Onvrijwillig tijdelijke arbeid wordt geoperationaliseerd via het antwoord ‘kon geen vast werk vinden ‘ op de vraag waarom men dergelijke arbeidsvoorwaarden (tijdelijk werk) aanvaarden (Q15b = 1). Tijdelijk werk betreft hier studentenarbeid, arbeid in het kader van opleiding, gelegenheidswerk zonder formele overeenkomst, arbeid als uitzendkracht of arbeid van bepaalde duur.
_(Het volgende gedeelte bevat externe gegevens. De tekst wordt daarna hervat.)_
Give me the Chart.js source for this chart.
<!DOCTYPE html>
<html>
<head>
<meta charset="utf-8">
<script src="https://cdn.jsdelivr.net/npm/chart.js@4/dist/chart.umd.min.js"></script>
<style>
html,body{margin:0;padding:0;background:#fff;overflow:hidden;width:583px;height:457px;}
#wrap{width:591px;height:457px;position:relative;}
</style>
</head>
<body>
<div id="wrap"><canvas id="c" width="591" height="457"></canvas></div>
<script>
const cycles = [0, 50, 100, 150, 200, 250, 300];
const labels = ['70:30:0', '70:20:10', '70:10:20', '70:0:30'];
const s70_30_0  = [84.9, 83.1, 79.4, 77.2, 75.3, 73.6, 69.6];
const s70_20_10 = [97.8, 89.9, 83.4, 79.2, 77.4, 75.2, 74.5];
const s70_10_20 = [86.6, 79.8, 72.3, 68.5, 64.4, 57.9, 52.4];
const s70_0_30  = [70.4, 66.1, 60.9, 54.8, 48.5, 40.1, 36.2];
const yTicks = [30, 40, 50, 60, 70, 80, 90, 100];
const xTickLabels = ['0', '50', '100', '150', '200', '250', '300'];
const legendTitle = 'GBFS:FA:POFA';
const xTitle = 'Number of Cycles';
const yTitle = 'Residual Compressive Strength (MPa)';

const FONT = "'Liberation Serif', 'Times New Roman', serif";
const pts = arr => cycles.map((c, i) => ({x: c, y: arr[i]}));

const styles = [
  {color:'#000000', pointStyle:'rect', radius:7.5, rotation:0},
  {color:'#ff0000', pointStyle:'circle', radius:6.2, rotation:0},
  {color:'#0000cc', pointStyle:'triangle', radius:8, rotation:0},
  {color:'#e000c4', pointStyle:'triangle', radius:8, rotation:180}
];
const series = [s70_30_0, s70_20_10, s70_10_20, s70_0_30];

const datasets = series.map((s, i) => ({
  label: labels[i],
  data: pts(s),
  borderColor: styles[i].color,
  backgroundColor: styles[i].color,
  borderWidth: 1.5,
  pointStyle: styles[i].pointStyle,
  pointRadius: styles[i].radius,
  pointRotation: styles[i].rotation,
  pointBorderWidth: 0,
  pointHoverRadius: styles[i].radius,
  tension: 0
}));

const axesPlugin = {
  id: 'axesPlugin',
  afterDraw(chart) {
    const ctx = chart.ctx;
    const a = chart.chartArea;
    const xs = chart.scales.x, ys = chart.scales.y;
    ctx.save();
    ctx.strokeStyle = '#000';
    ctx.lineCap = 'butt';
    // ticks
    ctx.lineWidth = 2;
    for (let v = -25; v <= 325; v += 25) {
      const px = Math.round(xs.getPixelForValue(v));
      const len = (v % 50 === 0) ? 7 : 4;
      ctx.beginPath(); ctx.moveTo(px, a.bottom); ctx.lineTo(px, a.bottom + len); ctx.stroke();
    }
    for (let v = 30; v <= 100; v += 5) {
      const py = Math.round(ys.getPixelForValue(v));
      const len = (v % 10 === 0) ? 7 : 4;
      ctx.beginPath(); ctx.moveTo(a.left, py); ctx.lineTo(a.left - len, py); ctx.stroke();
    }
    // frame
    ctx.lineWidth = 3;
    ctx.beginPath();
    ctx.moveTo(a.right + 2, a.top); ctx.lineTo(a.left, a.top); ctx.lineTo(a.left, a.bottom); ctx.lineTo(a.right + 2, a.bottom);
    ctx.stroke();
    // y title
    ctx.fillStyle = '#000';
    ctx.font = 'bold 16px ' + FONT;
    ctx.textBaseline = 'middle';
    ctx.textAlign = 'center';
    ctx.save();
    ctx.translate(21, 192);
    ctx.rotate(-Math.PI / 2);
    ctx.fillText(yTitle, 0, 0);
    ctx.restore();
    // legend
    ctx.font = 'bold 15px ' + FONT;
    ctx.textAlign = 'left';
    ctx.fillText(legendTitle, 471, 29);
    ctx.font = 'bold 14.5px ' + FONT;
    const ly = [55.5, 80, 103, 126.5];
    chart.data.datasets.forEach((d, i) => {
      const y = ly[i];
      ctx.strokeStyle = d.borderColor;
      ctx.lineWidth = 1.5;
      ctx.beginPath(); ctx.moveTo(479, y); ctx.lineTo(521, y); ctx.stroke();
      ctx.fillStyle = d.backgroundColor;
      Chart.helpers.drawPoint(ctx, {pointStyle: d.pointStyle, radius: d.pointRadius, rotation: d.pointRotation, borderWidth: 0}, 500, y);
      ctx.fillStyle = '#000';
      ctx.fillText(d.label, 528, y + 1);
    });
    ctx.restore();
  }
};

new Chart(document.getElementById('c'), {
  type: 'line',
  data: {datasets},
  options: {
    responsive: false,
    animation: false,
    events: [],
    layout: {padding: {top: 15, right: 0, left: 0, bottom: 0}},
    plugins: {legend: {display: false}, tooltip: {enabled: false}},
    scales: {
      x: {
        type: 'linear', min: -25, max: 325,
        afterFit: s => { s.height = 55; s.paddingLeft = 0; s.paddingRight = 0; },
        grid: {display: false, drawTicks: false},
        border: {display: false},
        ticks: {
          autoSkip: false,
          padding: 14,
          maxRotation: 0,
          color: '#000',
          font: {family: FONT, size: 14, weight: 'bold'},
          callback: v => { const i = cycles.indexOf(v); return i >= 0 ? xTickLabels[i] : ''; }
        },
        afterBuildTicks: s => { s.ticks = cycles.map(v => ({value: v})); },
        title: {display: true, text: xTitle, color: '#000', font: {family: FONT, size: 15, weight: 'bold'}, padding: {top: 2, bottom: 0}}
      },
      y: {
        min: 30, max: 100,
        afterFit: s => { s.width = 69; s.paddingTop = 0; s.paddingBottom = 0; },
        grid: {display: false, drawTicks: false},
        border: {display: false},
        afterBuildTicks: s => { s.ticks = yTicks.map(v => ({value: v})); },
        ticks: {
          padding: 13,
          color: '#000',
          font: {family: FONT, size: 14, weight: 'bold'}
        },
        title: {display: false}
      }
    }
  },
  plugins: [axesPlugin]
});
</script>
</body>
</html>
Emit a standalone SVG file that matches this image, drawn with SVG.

Beide laatste vormen maken respectievelijk 21% en 64% uit van de totale tijdelijke arbeid uit.

Fysiek belastende arbeidstijdregeling verwijst naar het werken in een ploegenstelsel hetzij in twee ploegen, in drie ploegen of in vier of meer ploegen tijdens de referentiemaand (Q34) en/of wanneer gedurende referentiemaand minstens de helft van de werkdagen ‘s nachts werd gewerkt, d.i. tussen 23 en 5 uur (Q35b).

Sociaal belastende arbeidstijdregeling verwijst naar het werken in een systeem van flexibele uurroosters (uurrooster wordt opgelegd door de werkgever) (Q34 = 5) en/of wanneer gedurende referentiemaand minstens de helft van de werkdagen ’s avonds werd gewerkt, d.i. tussen 19 en 23 uur (Q35a) en/of gedurende referentiemaand minstens de helft van de weekends (zaterdag en/of zondag) werd gewerkt (Q35c en Q35d).

De precariseringsgraad is het aandeel loontrekkenden dat op zijn minst in één van bovenstaande precaire arbeidstijdregelingen werkzaam is. Dit betekent dat zowel loontrekkenden die werken in één precaire arbeidstijdregeling, als respondenten die in meerdere precaire arbeidstijdregeling tegelijkertijd werken in de teller voorkomen. We hebben de graad zo ontwikkeld dat er geen dubbeltellingen voorkomen.